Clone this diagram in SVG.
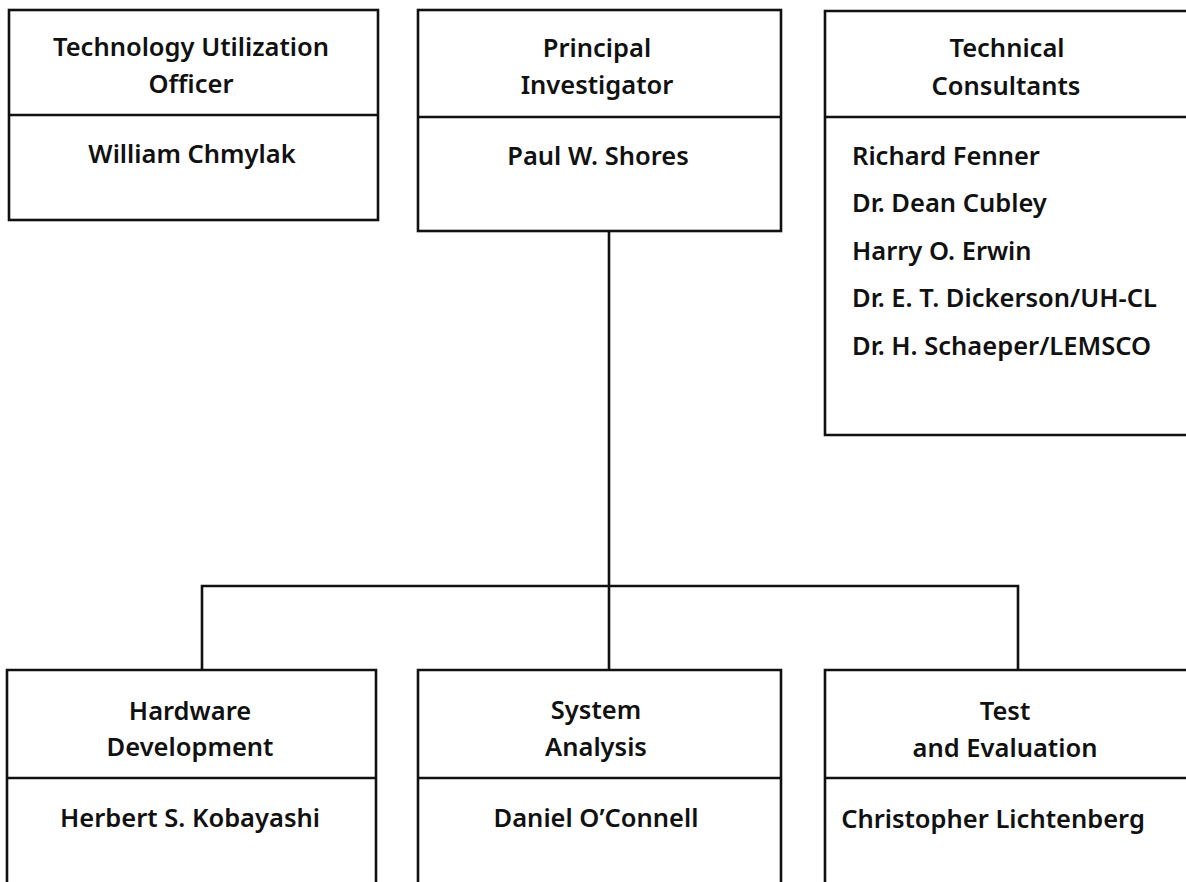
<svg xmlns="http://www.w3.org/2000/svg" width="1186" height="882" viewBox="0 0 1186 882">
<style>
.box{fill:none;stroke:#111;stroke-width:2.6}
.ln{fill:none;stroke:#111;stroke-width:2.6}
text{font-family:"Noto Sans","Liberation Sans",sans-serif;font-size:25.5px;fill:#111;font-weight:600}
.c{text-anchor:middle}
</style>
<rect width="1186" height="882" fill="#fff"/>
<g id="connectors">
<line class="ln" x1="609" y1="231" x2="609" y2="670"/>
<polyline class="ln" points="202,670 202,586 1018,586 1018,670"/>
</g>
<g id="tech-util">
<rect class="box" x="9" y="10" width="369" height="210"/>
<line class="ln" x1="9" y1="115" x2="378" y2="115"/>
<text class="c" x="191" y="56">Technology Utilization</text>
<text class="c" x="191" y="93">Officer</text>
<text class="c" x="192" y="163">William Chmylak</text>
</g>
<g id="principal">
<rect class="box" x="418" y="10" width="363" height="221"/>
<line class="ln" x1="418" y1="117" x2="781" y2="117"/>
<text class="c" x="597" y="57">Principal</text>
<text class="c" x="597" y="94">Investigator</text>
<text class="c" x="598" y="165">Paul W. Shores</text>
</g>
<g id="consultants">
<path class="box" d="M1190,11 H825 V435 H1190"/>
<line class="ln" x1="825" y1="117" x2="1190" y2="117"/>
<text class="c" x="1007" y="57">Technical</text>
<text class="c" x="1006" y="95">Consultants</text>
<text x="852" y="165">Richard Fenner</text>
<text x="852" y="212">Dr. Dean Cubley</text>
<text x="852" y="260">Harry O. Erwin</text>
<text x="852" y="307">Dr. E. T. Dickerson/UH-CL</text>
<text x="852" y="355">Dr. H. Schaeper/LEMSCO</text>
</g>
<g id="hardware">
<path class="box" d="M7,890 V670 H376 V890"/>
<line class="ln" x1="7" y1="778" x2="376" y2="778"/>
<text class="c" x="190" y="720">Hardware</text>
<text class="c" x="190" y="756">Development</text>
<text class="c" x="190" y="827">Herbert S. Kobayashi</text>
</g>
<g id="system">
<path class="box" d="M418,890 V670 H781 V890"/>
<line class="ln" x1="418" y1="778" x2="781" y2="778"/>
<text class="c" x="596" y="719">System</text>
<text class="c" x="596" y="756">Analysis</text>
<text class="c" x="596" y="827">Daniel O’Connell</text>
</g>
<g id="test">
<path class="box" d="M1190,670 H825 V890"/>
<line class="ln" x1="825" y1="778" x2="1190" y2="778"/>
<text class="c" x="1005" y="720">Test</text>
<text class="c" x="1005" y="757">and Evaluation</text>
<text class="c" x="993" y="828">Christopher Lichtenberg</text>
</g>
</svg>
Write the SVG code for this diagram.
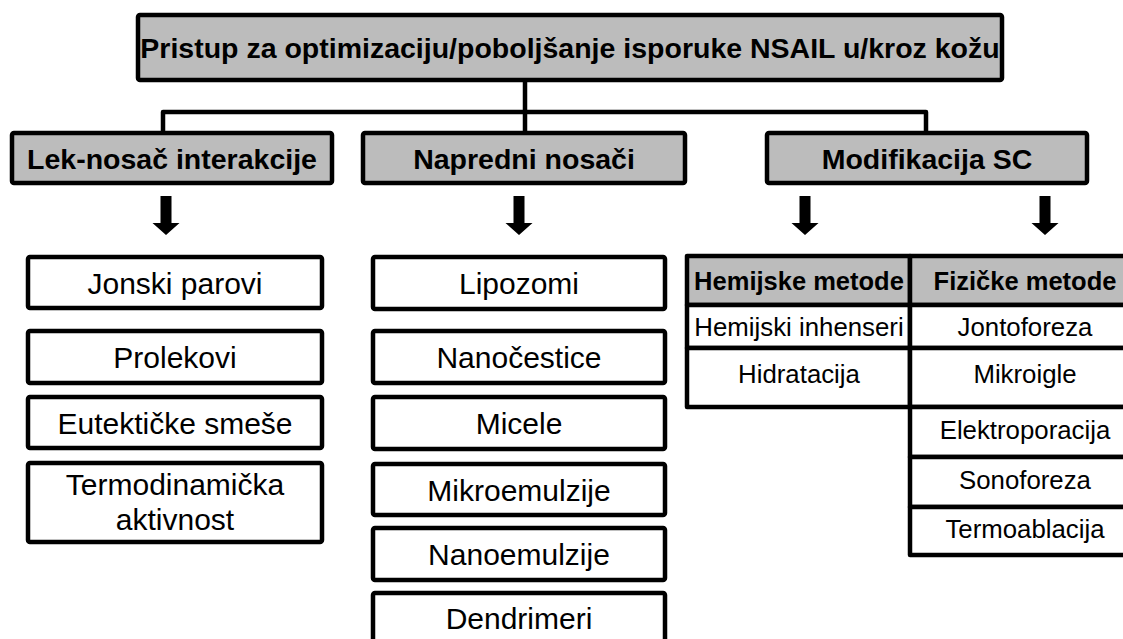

→ Exercise goal: Each entry above should be reproduced exactly, with the pictures removed.

→ Solved problem:
Clone this diagram in SVG.
<svg xmlns="http://www.w3.org/2000/svg" width="1186" height="882" viewBox="0 0 1186 882">
<style>
.box{fill:none;stroke:#111;stroke-width:2.6}
.ln{fill:none;stroke:#111;stroke-width:2.6}
text{font-family:"Noto Sans","Liberation Sans",sans-serif;font-size:25.5px;fill:#111;font-weight:600}
.c{text-anchor:middle}
</style>
<rect width="1186" height="882" fill="#fff"/>
<g id="connectors">
<line class="ln" x1="609" y1="231" x2="609" y2="670"/>
<polyline class="ln" points="202,670 202,586 1018,586 1018,670"/>
</g>
<g id="tech-util">
<rect class="box" x="9" y="10" width="369" height="210"/>
<line class="ln" x1="9" y1="115" x2="378" y2="115"/>
<text class="c" x="191" y="56">Technology Utilization</text>
<text class="c" x="191" y="93">Officer</text>
<text class="c" x="192" y="163">William Chmylak</text>
</g>
<g id="principal">
<rect class="box" x="418" y="10" width="363" height="221"/>
<line class="ln" x1="418" y1="117" x2="781" y2="117"/>
<text class="c" x="597" y="57">Principal</text>
<text class="c" x="597" y="94">Investigator</text>
<text class="c" x="598" y="165">Paul W. Shores</text>
</g>
<g id="consultants">
<path class="box" d="M1190,11 H825 V435 H1190"/>
<line class="ln" x1="825" y1="117" x2="1190" y2="117"/>
<text class="c" x="1007" y="57">Technical</text>
<text class="c" x="1006" y="95">Consultants</text>
<text x="852" y="165">Richard Fenner</text>
<text x="852" y="212">Dr. Dean Cubley</text>
<text x="852" y="260">Harry O. Erwin</text>
<text x="852" y="307">Dr. E. T. Dickerson/UH-CL</text>
<text x="852" y="355">Dr. H. Schaeper/LEMSCO</text>
</g>
<g id="hardware">
<path class="box" d="M7,890 V670 H376 V890"/>
<line class="ln" x1="7" y1="778" x2="376" y2="778"/>
<text class="c" x="190" y="720">Hardware</text>
<text class="c" x="190" y="756">Development</text>
<text class="c" x="190" y="827">Herbert S. Kobayashi</text>
</g>
<g id="system">
<path class="box" d="M418,890 V670 H781 V890"/>
<line class="ln" x1="418" y1="778" x2="781" y2="778"/>
<text class="c" x="596" y="719">System</text>
<text class="c" x="596" y="756">Analysis</text>
<text class="c" x="596" y="827">Daniel O’Connell</text>
</g>
<g id="test">
<path class="box" d="M1190,670 H825 V890"/>
<line class="ln" x1="825" y1="778" x2="1190" y2="778"/>
<text class="c" x="1005" y="720">Test</text>
<text class="c" x="1005" y="757">and Evaluation</text>
<text class="c" x="993" y="828">Christopher Lichtenberg</text>
</g>
</svg>
Write the SVG code for this diagram.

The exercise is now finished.